• [Recorded data]:

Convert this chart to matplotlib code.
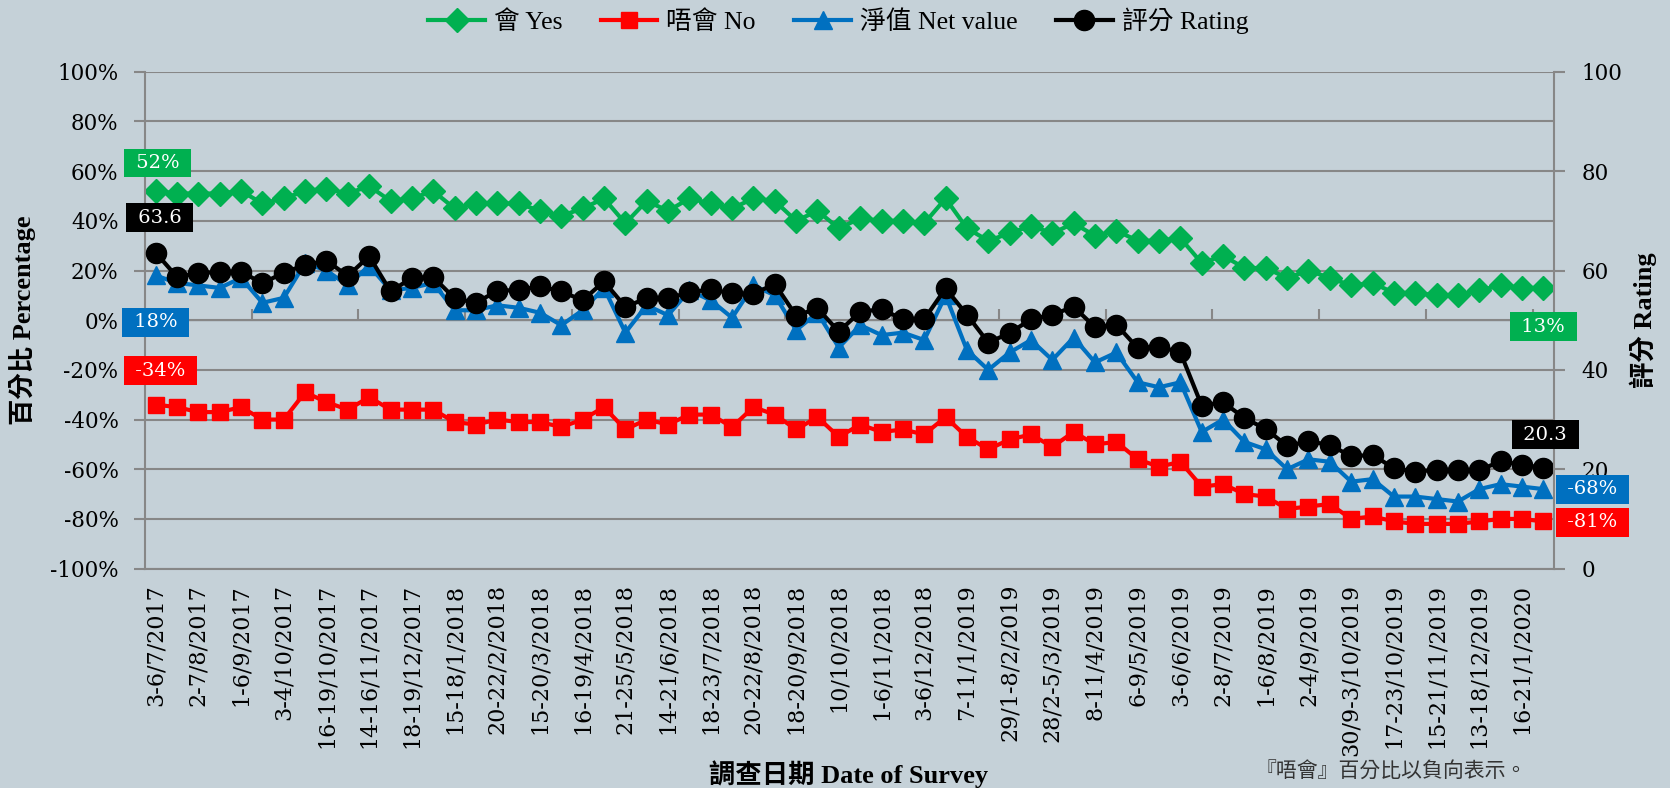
import matplotlib
matplotlib.use('Agg')
import matplotlib.pyplot as plt
import numpy as np

# survey dates shown on the axis (every second survey)
date_labels = [
    '3-6/7/2017', '2-7/8/2017', '1-6/9/2017', '3-4/10/2017', '16-19/10/2017',
    '14-16/11/2017', '18-19/12/2017', '15-18/1/2018', '20-22/2/2018', '15-20/3/2018',
    '16-19/4/2018', '21-25/5/2018', '14-21/6/2018', '18-23/7/2018', '20-22/8/2018',
    '18-20/9/2018', '10/10/2018', '1-6/11/2018', '3-6/12/2018', '7-11/1/2019',
    '29/1-8/2/2019', '28/2-5/3/2019', '8-11/4/2019', '6-9/5/2019', '3-6/6/2019',
    '2-8/7/2019', '1-6/8/2019', '2-4/9/2019', '30/9-3/10/2019', '17-23/10/2019',
    '15-21/11/2019', '13-18/12/2019', '16-21/1/2020',
]

yes = [52, 51, 51, 51, 52, 47, 49, 52, 53, 51, 54, 48, 49, 52, 45, 47, 47, 47, 44, 42,
       45, 49, 39, 48, 44, 49, 47, 45, 49, 48, 40, 44, 37, 41, 40, 40, 39, 49, 37, 32,
       35, 38, 35, 39, 34, 36, 32, 32, 33, 23, 26, 21, 21, 17, 20, 17, 14, 15, 11, 11,
       10, 10, 12, 14, 13, 13]
no = [-34, -35, -37, -37, -35, -40, -40, -29, -33, -36, -31, -36, -36, -36, -41, -42, -40, -41, -41, -43,
      -40, -35, -44, -40, -42, -38, -38, -43, -35, -38, -44, -39, -47, -42, -45, -44, -46, -39, -47, -52,
      -48, -46, -51, -45, -50, -49, -56, -59, -57, -67, -66, -70, -71, -76, -75, -74, -80, -79, -81, -82,
      -82, -82, -81, -80, -80, -81]
net = [18, 15, 14, 13, 17, 7, 9, 23, 20, 14, 22, 12, 13, 15, 4, 4, 6, 5, 3, -2,
       4, 13, -5, 6, 2, 12, 8, 1, 14, 10, -4, 3, -11, -2, -6, -5, -8, 10, -12, -20,
       -13, -8, -16, -7, -17, -13, -25, -27, -25, -45, -40, -49, -52, -60, -56, -57, -65, -64, -71, -71,
       -72, -73, -68, -66, -67, -68]
rating = [63.6, 58.7, 59.5, 59.7, 59.8, 57.4, 59.6, 61.1, 62.0, 58.9, 62.9, 55.8, 58.5, 58.7, 54.4,
          53.5, 55.9, 56.1, 56.8, 55.8, 54.0, 57.8, 52.7, 54.4, 54.4, 55.6, 56.2, 55.4, 55.3, 57.3,
          50.9, 52.4, 47.7, 51.7, 52.2, 50.2, 50.2, 56.4, 51.1, 45.5, 47.4, 50.2, 51.1, 52.7, 48.6,
          49.1, 44.4, 44.7, 43.5, 32.8, 33.5, 30.3, 28.1, 24.7, 25.6, 24.9, 22.6, 22.9, 20.2, 19.5,
          19.9, 19.8, 19.8, 21.6, 20.9, 20.3]

BG = '#C5D1D8'
GRID = '#878787'
GREEN = '#00B050'
RED = '#FF0000'
BLUE = '#0070C0'
BLACK = '#000000'
CJK_SERIF = ['Liberation Serif', 'Noto Sans CJK TC']

plt.rcParams['font.family'] = ['DejaVu Serif', 'Noto Sans CJK TC']

W, H = 1670, 788
fig = plt.figure(figsize=(W / 100, H / 100), dpi=100, facecolor=BG)
ax = fig.add_axes([145 / W, 1 - 568.6 / H, 1409 / W, (568.6 - 71.8) / H])
ax.set_facecolor(BG)

x = np.arange(len(yes))
ax.plot(x, yes, color=GREEN, marker='D', ms=12, lw=3, label='會 Yes')
ax.plot(x, no, color=RED, marker='s', ms=11, lw=3, label='唔會 No')
ax.plot(x, net, color=BLUE, marker='^', ms=13.5, lw=3, label='淨值 Net value')

ax2 = ax.twinx()
ax2.plot(x, rating, color=BLACK, marker='o', ms=14.5, lw=3, label='評分 Rating')

# axes ranges and ticks
ax.set_xlim(-0.5, len(x) - 0.5)
ax.set_ylim(-100, 100)
ax2.set_ylim(0, 100)
ax.set_yticks(np.arange(-100, 101, 20))
ax.set_yticklabels([f'{v}%' for v in range(-100, 101, 20)])
ax2.set_yticks(np.arange(0, 101, 20))
ax.set_xticks(np.arange(0, len(x), 2))
ax.set_xticklabels(date_labels, rotation=90)

ax.grid(axis='y', color=GRID, lw=1.5)
ax.set_axisbelow(True)
ax.tick_params(axis='y', length=8, width=1.5, color=GRID, pad=11, labelsize=15.5)
ax2.tick_params(axis='y', length=8, width=1.5, color=GRID, pad=12, labelsize=15.5)
ax.tick_params(axis='x', length=0, pad=11, labelsize=16)

for a in (ax, ax2):
    a.spines['top'].set_visible(False)
ax.spines['right'].set_visible(False)
ax2.spines['left'].set_visible(False)
ax2.spines['bottom'].set_visible(False)
for s in ('left', 'bottom'):
    ax.spines[s].set_color(GRID)
    ax.spines[s].set_linewidth(1.5)
ax2.spines['right'].set_color(GRID)
ax2.spines['right'].set_linewidth(1.5)

# category axis crosses at 0%: tick marks every 5 surveys
sec = ax.secondary_xaxis(0.5)
sec.set_xticks(np.arange(-0.5, len(x), 5))
sec.set_xticklabels([])
sec.tick_params(axis='x', length=8, width=1.5, color=GRID, direction='out')
sec.spines['bottom'].set_visible(False)

# first / last value labels
def box_label(text, xv, yv, dx, dy, color, coords):
    ax2.annotate(f' {text} ', xy=(xv, yv), xycoords=coords,
                 xytext=(dx, dy), textcoords='offset pixels',
                 ha='center', va='center', color='white', fontsize=14,
                 bbox=dict(boxstyle='square,pad=0.28', fc=color, ec='none'),
                 annotation_clip=False, zorder=10)

first, last = 0, len(x) - 1
box_label(f'{yes[first]}%', first, yes[first], 2, 28, GREEN, ax.transData)
box_label(f'{rating[first]}', first, rating[first], 4, 35, BLACK, ax2.transData)
box_label(f'{net[first]}%', first, net[first], 0, -47, BLUE, ax.transData)
box_label(f'{no[first]}%', first, no[first], 5, 34, RED, ax.transData)
box_label(f'{yes[last]}%', last, yes[last], 0, -39, GREEN, ax.transData)
box_label(f'{rating[last]}', last, rating[last], 2, 33, BLACK, ax2.transData)
box_label(f'{net[last]}%', last, net[last], 49, 0, BLUE, ax.transData)
box_label(f'{no[last]}%', last, no[last], 49, -1, RED, ax.transData)

# legend
handles = ax.get_lines()[:3] + ax2.get_lines()[:1]
fig.legend(handles, [h.get_label() for h in handles], loc='center',
           bbox_to_anchor=(0.502, 1 - 21 / H), ncol=4, frameon=False,
           prop={'family': CJK_SERIF, 'size': 18.5}, numpoints=1,
           handlelength=2.2, handletextpad=0.35, columnspacing=1.5)

# axis titles and note
fig.text(23 / W, 1 - 320 / H, '百分比 Percentage', rotation=90, ha='center', va='center',
         family=CJK_SERIF, fontsize=19, fontweight='bold')
fig.text(1643 / W, 1 - 320 / H, '評分 Rating', rotation=90, ha='center', va='center',
         family=CJK_SERIF, fontsize=19, fontweight='bold')
fig.text(849 / W, 1 - 774 / H, '調查日期 Date of Survey', ha='center', va='center',
         family=CJK_SERIF, fontsize=19, fontweight='bold')
fig.text(1255 / W, 1 - 771 / H, '『唔會』百分比以負向表示。', ha='left', va='center',
         family=['Noto Sans CJK TC'], fontsize=15, color='#333333')

fig.savefig('out.png', dpi=100, facecolor=BG)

• [Exercise prompt]: Starting at the first line of the material, output exactly the lines up to and including the one with "import numpy as np". Do not include the pictures.

• [Response]:
Convert this chart to matplotlib code.
import matplotlib
matplotlib.use('Agg')
import matplotlib.pyplot as plt
import numpy as np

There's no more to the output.